• SHORT TASK
Copy the lines that follow, keeping every character the same.

• DATA PROVIDED
· · · · · · ·

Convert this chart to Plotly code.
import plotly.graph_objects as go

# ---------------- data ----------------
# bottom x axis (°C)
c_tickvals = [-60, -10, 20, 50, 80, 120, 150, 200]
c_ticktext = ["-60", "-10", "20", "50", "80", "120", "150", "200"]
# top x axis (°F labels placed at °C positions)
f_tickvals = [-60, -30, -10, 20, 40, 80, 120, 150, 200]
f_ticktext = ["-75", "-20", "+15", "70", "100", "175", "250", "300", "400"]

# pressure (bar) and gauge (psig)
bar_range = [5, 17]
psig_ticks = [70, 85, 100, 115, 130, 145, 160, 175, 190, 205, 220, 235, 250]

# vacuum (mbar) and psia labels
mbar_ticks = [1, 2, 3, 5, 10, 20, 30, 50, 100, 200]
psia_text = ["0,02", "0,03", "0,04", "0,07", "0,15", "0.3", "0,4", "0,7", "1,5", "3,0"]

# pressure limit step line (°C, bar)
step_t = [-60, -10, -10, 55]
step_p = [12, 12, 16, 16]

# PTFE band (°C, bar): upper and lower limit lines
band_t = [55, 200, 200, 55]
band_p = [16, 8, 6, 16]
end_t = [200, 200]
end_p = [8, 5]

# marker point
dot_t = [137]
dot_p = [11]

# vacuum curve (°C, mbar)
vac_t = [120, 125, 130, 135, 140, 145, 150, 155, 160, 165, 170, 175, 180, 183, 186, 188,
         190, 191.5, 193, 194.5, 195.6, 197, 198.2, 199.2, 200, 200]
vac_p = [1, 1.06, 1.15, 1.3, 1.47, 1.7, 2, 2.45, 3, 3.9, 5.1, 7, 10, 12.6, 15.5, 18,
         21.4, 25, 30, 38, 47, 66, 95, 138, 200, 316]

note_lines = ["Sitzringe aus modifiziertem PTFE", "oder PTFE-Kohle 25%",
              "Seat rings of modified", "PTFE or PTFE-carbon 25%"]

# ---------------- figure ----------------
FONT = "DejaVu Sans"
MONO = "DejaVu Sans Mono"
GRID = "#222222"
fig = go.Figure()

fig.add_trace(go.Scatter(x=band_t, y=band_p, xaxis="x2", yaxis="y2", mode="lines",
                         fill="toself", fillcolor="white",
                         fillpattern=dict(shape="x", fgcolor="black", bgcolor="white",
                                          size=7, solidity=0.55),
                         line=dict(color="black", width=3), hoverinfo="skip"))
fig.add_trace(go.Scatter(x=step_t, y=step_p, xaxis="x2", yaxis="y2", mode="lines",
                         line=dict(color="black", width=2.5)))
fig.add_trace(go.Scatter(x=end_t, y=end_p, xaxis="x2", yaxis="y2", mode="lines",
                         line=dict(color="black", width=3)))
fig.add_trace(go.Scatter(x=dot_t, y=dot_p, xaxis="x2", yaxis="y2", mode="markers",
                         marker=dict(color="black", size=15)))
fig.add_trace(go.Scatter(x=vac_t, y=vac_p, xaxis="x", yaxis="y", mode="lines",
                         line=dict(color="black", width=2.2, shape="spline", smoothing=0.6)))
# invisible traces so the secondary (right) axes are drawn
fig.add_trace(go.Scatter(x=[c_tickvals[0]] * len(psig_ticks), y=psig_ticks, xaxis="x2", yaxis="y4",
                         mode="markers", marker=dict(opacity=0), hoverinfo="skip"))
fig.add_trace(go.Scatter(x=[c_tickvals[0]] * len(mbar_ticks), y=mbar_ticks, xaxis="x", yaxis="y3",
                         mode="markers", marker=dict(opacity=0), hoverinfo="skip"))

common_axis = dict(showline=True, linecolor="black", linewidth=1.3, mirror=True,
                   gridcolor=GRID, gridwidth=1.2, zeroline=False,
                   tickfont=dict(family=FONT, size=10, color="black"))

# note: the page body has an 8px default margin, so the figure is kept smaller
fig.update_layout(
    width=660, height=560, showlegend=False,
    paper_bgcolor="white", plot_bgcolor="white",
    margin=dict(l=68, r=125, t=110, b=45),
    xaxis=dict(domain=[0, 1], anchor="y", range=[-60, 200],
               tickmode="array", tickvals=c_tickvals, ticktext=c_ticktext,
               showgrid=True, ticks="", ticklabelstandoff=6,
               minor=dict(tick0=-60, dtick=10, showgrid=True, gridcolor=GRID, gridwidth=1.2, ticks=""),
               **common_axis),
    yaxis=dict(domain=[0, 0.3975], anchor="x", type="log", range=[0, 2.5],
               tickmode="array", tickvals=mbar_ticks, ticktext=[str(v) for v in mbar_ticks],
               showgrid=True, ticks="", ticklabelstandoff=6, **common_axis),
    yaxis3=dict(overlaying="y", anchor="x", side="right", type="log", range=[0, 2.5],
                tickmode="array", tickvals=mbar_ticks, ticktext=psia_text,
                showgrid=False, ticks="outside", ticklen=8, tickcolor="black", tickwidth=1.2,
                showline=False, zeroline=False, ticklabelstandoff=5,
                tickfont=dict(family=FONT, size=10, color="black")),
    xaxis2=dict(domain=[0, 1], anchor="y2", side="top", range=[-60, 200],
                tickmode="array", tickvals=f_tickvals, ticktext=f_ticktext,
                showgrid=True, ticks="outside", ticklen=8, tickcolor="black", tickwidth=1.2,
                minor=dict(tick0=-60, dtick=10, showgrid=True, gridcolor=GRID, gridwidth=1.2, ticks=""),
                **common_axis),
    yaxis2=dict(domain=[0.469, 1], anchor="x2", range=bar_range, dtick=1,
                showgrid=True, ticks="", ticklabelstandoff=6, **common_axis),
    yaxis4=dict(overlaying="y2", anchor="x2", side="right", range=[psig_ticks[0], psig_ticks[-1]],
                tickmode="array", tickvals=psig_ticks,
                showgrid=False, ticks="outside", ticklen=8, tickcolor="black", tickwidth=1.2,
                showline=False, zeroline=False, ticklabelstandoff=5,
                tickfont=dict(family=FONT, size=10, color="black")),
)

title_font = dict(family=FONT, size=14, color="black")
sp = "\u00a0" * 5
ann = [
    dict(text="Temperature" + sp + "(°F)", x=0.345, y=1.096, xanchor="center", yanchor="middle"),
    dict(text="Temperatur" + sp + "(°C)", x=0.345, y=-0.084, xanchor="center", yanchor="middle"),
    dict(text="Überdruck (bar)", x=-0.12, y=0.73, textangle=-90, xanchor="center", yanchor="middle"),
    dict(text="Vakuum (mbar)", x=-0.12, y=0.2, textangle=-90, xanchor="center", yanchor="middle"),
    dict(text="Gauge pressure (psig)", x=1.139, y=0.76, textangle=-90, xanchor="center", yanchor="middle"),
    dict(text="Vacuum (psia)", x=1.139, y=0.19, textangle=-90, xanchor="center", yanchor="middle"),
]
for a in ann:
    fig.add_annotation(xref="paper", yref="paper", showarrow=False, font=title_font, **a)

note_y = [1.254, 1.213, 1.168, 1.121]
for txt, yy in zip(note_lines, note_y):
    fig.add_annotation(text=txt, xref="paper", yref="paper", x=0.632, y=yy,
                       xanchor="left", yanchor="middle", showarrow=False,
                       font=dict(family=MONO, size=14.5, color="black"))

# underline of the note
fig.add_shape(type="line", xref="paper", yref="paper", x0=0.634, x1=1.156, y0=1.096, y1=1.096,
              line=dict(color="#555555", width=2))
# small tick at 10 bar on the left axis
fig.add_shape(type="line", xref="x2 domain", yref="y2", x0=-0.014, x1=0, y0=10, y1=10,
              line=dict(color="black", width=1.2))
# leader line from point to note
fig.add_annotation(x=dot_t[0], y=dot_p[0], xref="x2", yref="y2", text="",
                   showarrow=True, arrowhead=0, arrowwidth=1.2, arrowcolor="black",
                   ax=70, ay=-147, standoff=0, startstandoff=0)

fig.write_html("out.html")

· · · · · · ·

• COMPLETE ANSWER
Convert this chart to Plotly code.
import plotly.graph_objects as go

# ---------------- data ----------------
# bottom x axis (°C)
c_tickvals = [-60, -10, 20, 50, 80, 120, 150, 200]
c_ticktext = ["-60", "-10", "20", "50", "80", "120", "150", "200"]
# top x axis (°F labels placed at °C positions)
f_tickvals = [-60, -30, -10, 20, 40, 80, 120, 150, 200]
f_ticktext = ["-75", "-20", "+15", "70", "100", "175", "250", "300", "400"]

# pressure (bar) and gauge (psig)
bar_range = [5, 17]
psig_ticks = [70, 85, 100, 115, 130, 145, 160, 175, 190, 205, 220, 235, 250]

# vacuum (mbar) and psia labels
mbar_ticks = [1, 2, 3, 5, 10, 20, 30, 50, 100, 200]
psia_text = ["0,02", "0,03", "0,04", "0,07", "0,15", "0.3", "0,4", "0,7", "1,5", "3,0"]

# pressure limit step line (°C, bar)
step_t = [-60, -10, -10, 55]
step_p = [12, 12, 16, 16]

# PTFE band (°C, bar): upper and lower limit lines
band_t = [55, 200, 200, 55]
band_p = [16, 8, 6, 16]
end_t = [200, 200]
end_p = [8, 5]

# marker point
dot_t = [137]
dot_p = [11]

# vacuum curve (°C, mbar)
vac_t = [120, 125, 130, 135, 140, 145, 150, 155, 160, 165, 170, 175, 180, 183, 186, 188,
         190, 191.5, 193, 194.5, 195.6, 197, 198.2, 199.2, 200, 200]
vac_p = [1, 1.06, 1.15, 1.3, 1.47, 1.7, 2, 2.45, 3, 3.9, 5.1, 7, 10, 12.6, 15.5, 18,
         21.4, 25, 30, 38, 47, 66, 95, 138, 200, 316]

note_lines = ["Sitzringe aus modifiziertem PTFE", "oder PTFE-Kohle 25%",
              "Seat rings of modified", "PTFE or PTFE-carbon 25%"]

# ---------------- figure ----------------
FONT = "DejaVu Sans"
MONO = "DejaVu Sans Mono"
GRID = "#222222"
fig = go.Figure()

fig.add_trace(go.Scatter(x=band_t, y=band_p, xaxis="x2", yaxis="y2", mode="lines",
                         fill="toself", fillcolor="white",
                         fillpattern=dict(shape="x", fgcolor="black", bgcolor="white",
                                          size=7, solidity=0.55),
                         line=dict(color="black", width=3), hoverinfo="skip"))
fig.add_trace(go.Scatter(x=step_t, y=step_p, xaxis="x2", yaxis="y2", mode="lines",
                         line=dict(color="black", width=2.5)))
fig.add_trace(go.Scatter(x=end_t, y=end_p, xaxis="x2", yaxis="y2", mode="lines",
                         line=dict(color="black", width=3)))
fig.add_trace(go.Scatter(x=dot_t, y=dot_p, xaxis="x2", yaxis="y2", mode="markers",
                         marker=dict(color="black", size=15)))
fig.add_trace(go.Scatter(x=vac_t, y=vac_p, xaxis="x", yaxis="y", mode="lines",
                         line=dict(color="black", width=2.2, shape="spline", smoothing=0.6)))
# invisible traces so the secondary (right) axes are drawn
fig.add_trace(go.Scatter(x=[c_tickvals[0]] * len(psig_ticks), y=psig_ticks, xaxis="x2", yaxis="y4",
                         mode="markers", marker=dict(opacity=0), hoverinfo="skip"))
fig.add_trace(go.Scatter(x=[c_tickvals[0]] * len(mbar_ticks), y=mbar_ticks, xaxis="x", yaxis="y3",
                         mode="markers", marker=dict(opacity=0), hoverinfo="skip"))

common_axis = dict(showline=True, linecolor="black", linewidth=1.3, mirror=True,
                   gridcolor=GRID, gridwidth=1.2, zeroline=False,
                   tickfont=dict(family=FONT, size=10, color="black"))

# note: the page body has an 8px default margin, so the figure is kept smaller
fig.update_layout(
    width=660, height=560, showlegend=False,
    paper_bgcolor="white", plot_bgcolor="white",
    margin=dict(l=68, r=125, t=110, b=45),
    xaxis=dict(domain=[0, 1], anchor="y", range=[-60, 200],
               tickmode="array", tickvals=c_tickvals, ticktext=c_ticktext,
               showgrid=True, ticks="", ticklabelstandoff=6,
               minor=dict(tick0=-60, dtick=10, showgrid=True, gridcolor=GRID, gridwidth=1.2, ticks=""),
               **common_axis),
    yaxis=dict(domain=[0, 0.3975], anchor="x", type="log", range=[0, 2.5],
               tickmode="array", tickvals=mbar_ticks, ticktext=[str(v) for v in mbar_ticks],
               showgrid=True, ticks="", ticklabelstandoff=6, **common_axis),
    yaxis3=dict(overlaying="y", anchor="x", side="right", type="log", range=[0, 2.5],
                tickmode="array", tickvals=mbar_ticks, ticktext=psia_text,
                showgrid=False, ticks="outside", ticklen=8, tickcolor="black", tickwidth=1.2,
                showline=False, zeroline=False, ticklabelstandoff=5,
                tickfont=dict(family=FONT, size=10, color="black")),
    xaxis2=dict(domain=[0, 1], anchor="y2", side="top", range=[-60, 200],
                tickmode="array", tickvals=f_tickvals, ticktext=f_ticktext,
                showgrid=True, ticks="outside", ticklen=8, tickcolor="black", tickwidth=1.2,
                minor=dict(tick0=-60, dtick=10, showgrid=True, gridcolor=GRID, gridwidth=1.2, ticks=""),
                **common_axis),
    yaxis2=dict(domain=[0.469, 1], anchor="x2", range=bar_range, dtick=1,
                showgrid=True, ticks="", ticklabelstandoff=6, **common_axis),
    yaxis4=dict(overlaying="y2", anchor="x2", side="right", range=[psig_ticks[0], psig_ticks[-1]],
                tickmode="array", tickvals=psig_ticks,
                showgrid=False, ticks="outside", ticklen=8, tickcolor="black", tickwidth=1.2,
                showline=False, zeroline=False, ticklabelstandoff=5,
                tickfont=dict(family=FONT, size=10, color="black")),
)

title_font = dict(family=FONT, size=14, color="black")
sp = "\u00a0" * 5
ann = [
    dict(text="Temperature" + sp + "(°F)", x=0.345, y=1.096, xanchor="center", yanchor="middle"),
    dict(text="Temperatur" + sp + "(°C)", x=0.345, y=-0.084, xanchor="center", yanchor="middle"),
    dict(text="Überdruck (bar)", x=-0.12, y=0.73, textangle=-90, xanchor="center", yanchor="middle"),
    dict(text="Vakuum (mbar)", x=-0.12, y=0.2, textangle=-90, xanchor="center", yanchor="middle"),
    dict(text="Gauge pressure (psig)", x=1.139, y=0.76, textangle=-90, xanchor="center", yanchor="middle"),
    dict(text="Vacuum (psia)", x=1.139, y=0.19, textangle=-90, xanchor="center", yanchor="middle"),
]
for a in ann:
    fig.add_annotation(xref="paper", yref="paper", showarrow=False, font=title_font, **a)

note_y = [1.254, 1.213, 1.168, 1.121]
for txt, yy in zip(note_lines, note_y):
    fig.add_annotation(text=txt, xref="paper", yref="paper", x=0.632, y=yy,
                       xanchor="left", yanchor="middle", showarrow=False,
                       font=dict(family=MONO, size=14.5, color="black"))

# underline of the note
fig.add_shape(type="line", xref="paper", yref="paper", x0=0.634, x1=1.156, y0=1.096, y1=1.096,
              line=dict(color="#555555", width=2))
# small tick at 10 bar on the left axis
fig.add_shape(type="line", xref="x2 domain", yref="y2", x0=-0.014, x1=0, y0=10, y1=10,
              line=dict(color="black", width=1.2))
# leader line from point to note
fig.add_annotation(x=dot_t[0], y=dot_p[0], xref="x2", yref="y2", text="",
                   showarrow=True, arrowhead=0, arrowwidth=1.2, arrowcolor="black",
                   ax=70, ay=-147, standoff=0, startstandoff=0)

fig.write_html("out.html")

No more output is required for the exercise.